• Given data
· · · · ·
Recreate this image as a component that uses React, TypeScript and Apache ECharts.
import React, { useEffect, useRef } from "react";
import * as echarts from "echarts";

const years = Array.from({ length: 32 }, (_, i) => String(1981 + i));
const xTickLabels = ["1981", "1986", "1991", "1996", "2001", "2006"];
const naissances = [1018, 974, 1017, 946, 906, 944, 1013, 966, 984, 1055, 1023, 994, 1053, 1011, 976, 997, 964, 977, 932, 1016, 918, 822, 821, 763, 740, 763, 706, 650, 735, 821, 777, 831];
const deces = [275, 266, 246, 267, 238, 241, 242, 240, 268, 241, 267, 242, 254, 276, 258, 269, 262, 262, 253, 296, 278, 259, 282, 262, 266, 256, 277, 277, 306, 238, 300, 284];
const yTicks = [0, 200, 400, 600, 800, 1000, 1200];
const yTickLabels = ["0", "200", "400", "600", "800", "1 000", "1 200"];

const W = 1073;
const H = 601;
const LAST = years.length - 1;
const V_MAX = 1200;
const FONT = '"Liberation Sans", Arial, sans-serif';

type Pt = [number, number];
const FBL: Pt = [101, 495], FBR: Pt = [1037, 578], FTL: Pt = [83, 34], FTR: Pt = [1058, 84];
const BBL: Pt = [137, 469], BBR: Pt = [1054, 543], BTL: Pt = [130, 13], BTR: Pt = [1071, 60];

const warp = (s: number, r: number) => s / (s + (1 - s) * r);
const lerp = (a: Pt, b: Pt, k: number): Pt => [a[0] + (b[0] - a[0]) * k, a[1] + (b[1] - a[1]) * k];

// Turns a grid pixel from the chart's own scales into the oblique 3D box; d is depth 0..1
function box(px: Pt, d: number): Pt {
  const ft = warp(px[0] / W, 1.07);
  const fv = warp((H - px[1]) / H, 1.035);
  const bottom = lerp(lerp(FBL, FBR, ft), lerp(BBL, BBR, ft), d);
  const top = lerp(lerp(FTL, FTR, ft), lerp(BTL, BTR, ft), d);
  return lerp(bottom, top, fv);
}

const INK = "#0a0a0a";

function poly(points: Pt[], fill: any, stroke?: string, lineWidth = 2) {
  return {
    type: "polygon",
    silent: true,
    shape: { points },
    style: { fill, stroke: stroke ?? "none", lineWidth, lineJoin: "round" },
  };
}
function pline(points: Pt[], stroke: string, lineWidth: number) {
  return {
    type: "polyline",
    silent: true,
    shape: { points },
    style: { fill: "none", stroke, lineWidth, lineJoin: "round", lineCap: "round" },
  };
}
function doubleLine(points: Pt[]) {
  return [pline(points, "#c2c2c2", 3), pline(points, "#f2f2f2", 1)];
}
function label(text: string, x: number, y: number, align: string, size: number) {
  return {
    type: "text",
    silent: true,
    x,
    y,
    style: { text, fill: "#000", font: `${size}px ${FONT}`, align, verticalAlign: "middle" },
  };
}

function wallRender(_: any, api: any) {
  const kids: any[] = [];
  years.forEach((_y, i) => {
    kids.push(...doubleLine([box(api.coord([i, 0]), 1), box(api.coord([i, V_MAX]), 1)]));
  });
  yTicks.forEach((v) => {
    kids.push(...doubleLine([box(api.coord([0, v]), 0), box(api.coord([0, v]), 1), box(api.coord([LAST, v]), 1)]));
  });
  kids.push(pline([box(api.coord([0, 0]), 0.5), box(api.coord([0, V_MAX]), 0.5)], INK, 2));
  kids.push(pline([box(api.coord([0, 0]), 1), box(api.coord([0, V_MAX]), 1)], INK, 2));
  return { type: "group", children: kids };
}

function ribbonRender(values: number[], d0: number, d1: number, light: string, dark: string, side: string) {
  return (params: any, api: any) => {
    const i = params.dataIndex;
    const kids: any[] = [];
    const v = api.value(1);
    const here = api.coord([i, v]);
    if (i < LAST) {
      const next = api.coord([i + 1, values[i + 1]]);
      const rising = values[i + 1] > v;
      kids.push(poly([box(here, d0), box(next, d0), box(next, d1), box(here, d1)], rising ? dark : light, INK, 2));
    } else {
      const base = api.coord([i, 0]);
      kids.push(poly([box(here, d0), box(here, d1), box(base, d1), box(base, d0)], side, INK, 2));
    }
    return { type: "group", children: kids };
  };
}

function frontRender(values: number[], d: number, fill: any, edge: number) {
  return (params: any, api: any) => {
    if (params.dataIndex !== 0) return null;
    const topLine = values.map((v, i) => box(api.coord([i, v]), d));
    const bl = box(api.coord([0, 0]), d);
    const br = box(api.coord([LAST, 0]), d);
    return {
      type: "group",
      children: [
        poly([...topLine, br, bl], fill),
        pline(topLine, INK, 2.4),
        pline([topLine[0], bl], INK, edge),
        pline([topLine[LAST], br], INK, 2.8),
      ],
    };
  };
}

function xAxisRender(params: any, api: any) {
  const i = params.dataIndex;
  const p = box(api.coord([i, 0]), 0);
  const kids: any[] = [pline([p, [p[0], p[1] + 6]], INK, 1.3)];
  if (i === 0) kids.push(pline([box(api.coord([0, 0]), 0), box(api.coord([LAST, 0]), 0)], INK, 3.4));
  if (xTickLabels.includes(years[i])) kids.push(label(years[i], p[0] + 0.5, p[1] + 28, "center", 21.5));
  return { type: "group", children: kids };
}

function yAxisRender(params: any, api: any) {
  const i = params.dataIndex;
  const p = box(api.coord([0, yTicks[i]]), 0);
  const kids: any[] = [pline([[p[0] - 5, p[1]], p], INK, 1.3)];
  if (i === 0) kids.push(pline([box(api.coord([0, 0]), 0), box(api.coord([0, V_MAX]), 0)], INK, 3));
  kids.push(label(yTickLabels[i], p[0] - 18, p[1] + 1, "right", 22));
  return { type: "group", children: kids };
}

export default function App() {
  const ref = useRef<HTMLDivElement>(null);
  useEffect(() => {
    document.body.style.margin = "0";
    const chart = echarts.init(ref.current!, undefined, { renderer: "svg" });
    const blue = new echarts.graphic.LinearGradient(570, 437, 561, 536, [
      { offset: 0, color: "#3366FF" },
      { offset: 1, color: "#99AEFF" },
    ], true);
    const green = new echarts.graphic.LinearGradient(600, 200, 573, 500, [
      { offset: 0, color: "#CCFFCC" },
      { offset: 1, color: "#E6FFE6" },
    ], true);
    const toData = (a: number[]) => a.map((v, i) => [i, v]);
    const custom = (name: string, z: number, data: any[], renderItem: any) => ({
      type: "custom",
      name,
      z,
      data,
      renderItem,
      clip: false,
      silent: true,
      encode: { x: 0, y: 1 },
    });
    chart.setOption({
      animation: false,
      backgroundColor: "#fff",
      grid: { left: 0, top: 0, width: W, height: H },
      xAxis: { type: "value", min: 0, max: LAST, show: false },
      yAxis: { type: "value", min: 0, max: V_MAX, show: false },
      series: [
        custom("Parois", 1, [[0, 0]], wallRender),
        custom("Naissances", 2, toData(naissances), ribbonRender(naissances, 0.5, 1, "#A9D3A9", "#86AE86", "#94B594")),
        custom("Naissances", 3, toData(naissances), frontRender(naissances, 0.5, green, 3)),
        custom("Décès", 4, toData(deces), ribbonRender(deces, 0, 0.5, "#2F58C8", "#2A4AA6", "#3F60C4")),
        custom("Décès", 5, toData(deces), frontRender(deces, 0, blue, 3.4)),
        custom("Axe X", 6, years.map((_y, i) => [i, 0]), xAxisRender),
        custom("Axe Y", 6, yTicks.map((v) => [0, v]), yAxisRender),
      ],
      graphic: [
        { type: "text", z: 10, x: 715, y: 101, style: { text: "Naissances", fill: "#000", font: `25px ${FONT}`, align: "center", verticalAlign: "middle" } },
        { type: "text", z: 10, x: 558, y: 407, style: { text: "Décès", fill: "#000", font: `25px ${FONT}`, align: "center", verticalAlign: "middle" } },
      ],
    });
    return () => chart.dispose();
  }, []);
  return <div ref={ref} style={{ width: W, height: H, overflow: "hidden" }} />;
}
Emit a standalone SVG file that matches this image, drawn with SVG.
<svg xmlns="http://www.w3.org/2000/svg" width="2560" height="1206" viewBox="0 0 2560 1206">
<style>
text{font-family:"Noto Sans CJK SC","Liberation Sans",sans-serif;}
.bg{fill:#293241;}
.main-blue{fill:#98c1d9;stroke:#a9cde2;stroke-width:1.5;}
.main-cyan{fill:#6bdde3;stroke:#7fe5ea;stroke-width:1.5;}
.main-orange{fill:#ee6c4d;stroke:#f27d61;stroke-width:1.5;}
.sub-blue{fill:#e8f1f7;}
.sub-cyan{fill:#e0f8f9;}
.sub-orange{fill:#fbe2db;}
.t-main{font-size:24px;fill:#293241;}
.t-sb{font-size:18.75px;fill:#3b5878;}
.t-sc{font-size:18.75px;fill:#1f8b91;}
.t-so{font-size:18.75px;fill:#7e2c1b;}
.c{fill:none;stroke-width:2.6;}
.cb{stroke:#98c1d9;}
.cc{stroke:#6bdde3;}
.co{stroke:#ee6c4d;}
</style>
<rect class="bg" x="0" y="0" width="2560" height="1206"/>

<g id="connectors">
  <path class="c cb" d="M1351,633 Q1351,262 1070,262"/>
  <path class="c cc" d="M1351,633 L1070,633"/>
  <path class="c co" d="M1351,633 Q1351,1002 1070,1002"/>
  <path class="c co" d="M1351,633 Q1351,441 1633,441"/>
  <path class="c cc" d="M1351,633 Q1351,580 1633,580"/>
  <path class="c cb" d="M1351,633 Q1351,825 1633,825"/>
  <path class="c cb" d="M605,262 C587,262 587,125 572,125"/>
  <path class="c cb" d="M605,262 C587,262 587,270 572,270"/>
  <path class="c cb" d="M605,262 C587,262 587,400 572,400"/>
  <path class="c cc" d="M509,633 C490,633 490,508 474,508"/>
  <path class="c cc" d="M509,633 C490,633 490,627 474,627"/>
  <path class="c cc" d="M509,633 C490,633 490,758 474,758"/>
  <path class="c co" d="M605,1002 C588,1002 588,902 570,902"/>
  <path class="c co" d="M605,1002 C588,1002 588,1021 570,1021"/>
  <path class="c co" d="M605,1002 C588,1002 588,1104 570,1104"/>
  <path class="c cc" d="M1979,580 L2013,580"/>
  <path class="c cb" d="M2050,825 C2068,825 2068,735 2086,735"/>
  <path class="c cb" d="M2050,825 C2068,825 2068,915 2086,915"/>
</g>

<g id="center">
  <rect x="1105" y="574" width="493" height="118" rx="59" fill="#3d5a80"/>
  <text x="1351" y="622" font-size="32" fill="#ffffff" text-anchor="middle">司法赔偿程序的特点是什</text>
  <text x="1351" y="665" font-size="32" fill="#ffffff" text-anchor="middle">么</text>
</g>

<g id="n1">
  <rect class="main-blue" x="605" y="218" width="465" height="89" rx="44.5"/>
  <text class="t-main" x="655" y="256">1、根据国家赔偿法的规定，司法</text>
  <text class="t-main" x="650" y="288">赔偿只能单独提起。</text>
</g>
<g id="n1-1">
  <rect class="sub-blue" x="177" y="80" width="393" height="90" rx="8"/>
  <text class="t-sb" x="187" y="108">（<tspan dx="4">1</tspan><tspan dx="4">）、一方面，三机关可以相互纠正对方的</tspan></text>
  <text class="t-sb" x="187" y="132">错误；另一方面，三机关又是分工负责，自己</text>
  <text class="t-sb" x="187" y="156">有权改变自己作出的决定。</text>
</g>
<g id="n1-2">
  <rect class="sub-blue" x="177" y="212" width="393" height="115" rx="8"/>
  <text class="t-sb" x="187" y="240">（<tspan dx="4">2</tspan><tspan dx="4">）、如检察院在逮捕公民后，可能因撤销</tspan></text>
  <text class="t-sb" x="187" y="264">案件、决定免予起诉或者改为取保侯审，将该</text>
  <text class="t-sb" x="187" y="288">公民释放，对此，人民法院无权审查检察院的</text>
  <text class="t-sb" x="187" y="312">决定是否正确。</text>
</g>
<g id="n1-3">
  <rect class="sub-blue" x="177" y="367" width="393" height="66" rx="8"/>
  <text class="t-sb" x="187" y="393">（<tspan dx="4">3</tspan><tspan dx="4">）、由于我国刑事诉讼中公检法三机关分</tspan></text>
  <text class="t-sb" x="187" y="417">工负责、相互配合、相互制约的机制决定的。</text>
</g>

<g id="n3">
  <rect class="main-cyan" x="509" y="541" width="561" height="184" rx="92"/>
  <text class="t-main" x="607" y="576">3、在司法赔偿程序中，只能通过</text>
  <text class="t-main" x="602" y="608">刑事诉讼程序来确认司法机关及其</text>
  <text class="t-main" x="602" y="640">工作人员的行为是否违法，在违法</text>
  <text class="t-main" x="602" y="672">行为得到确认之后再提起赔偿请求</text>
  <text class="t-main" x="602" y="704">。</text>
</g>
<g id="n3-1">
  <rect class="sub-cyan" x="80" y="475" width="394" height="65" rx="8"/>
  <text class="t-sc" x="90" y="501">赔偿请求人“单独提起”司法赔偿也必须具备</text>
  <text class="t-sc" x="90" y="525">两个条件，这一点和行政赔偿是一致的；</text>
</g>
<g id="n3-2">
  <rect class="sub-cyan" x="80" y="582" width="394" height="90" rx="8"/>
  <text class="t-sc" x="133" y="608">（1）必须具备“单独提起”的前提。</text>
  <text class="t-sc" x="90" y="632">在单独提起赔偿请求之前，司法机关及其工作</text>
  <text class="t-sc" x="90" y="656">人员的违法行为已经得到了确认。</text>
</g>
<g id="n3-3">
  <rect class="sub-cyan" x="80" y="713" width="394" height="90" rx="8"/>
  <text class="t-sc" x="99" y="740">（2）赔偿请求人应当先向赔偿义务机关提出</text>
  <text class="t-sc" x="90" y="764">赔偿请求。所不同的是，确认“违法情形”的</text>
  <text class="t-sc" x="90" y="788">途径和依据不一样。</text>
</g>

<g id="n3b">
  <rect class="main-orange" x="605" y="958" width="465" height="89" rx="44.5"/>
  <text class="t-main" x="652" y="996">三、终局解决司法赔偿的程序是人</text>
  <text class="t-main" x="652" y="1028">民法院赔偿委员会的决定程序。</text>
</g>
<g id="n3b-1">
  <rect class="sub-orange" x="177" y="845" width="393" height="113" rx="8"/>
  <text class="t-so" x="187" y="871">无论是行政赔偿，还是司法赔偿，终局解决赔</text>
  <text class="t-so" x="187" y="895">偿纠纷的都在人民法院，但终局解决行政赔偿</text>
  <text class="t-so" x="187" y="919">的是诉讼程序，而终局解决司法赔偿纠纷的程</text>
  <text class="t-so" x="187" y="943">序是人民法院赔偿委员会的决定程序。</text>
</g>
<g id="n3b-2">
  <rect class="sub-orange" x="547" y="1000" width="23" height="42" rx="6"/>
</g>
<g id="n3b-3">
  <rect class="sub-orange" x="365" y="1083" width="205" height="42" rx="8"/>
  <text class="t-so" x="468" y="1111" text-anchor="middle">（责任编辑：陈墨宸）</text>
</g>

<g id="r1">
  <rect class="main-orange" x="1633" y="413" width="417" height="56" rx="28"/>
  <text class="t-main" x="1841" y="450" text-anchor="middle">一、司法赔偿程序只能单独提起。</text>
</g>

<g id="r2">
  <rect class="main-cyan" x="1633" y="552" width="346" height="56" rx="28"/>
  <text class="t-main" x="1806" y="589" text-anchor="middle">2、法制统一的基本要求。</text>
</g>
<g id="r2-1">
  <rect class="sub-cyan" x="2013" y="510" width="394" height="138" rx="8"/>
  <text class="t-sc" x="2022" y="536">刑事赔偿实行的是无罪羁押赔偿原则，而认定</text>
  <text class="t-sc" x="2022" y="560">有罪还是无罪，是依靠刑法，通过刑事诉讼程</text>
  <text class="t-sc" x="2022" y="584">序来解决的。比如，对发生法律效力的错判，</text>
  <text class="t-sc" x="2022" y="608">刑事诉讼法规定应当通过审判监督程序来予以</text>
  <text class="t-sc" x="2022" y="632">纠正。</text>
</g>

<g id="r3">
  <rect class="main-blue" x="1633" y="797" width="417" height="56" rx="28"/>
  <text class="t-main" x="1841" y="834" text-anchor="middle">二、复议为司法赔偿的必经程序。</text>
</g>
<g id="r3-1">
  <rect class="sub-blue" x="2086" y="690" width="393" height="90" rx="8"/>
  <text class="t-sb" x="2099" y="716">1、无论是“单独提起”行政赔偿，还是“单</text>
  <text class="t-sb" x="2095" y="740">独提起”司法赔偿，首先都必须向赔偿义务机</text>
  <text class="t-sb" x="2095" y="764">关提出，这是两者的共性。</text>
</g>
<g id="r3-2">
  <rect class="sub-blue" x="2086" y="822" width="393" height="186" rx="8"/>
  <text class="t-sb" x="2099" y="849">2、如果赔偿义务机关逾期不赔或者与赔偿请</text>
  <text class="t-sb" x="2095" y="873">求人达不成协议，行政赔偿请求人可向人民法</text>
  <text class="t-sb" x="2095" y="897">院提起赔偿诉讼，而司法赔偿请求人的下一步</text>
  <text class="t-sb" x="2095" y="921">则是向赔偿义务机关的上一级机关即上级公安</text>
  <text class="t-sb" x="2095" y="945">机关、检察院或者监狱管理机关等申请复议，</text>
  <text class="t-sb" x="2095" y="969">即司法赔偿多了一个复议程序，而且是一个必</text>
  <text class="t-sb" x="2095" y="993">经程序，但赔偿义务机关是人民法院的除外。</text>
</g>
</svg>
· · · · ·
• Requirements
Take the entries above and copy them exactly from the first line through the line with "const lerp = (a: Pt, b: Pt, k: number): Pt"; leave out every line after it.

• Task response
Recreate this image as a component that uses React, TypeScript and Apache ECharts.
import React, { useEffect, useRef } from "react";
import * as echarts from "echarts";

const years = Array.from({ length: 32 }, (_, i) => String(1981 + i));
const xTickLabels = ["1981", "1986", "1991", "1996", "2001", "2006"];
const naissances = [1018, 974, 1017, 946, 906, 944, 1013, 966, 984, 1055, 1023, 994, 1053, 1011, 976, 997, 964, 977, 932, 1016, 918, 822, 821, 763, 740, 763, 706, 650, 735, 821, 777, 831];
const deces = [275, 266, 246, 267, 238, 241, 242, 240, 268, 241, 267, 242, 254, 276, 258, 269, 262, 262, 253, 296, 278, 259, 282, 262, 266, 256, 277, 277, 306, 238, 300, 284];
const yTicks = [0, 200, 400, 600, 800, 1000, 1200];
const yTickLabels = ["0", "200", "400", "600", "800", "1 000", "1 200"];

const W = 1073;
const H = 601;
const LAST = years.length - 1;
const V_MAX = 1200;
const FONT = '"Liberation Sans", Arial, sans-serif';

type Pt = [number, number];
const FBL: Pt = [101, 495], FBR: Pt = [1037, 578], FTL: Pt = [83, 34], FTR: Pt = [1058, 84];
const BBL: Pt = [137, 469], BBR: Pt = [1054, 543], BTL: Pt = [130, 13], BTR: Pt = [1071, 60];

const warp = (s: number, r: number) => s / (s + (1 - s) * r);
const lerp = (a: Pt, b: Pt, k: number): Pt => [a[0] + (b[0] - a[0]) * k, a[1] + (b[1] - a[1]) * k];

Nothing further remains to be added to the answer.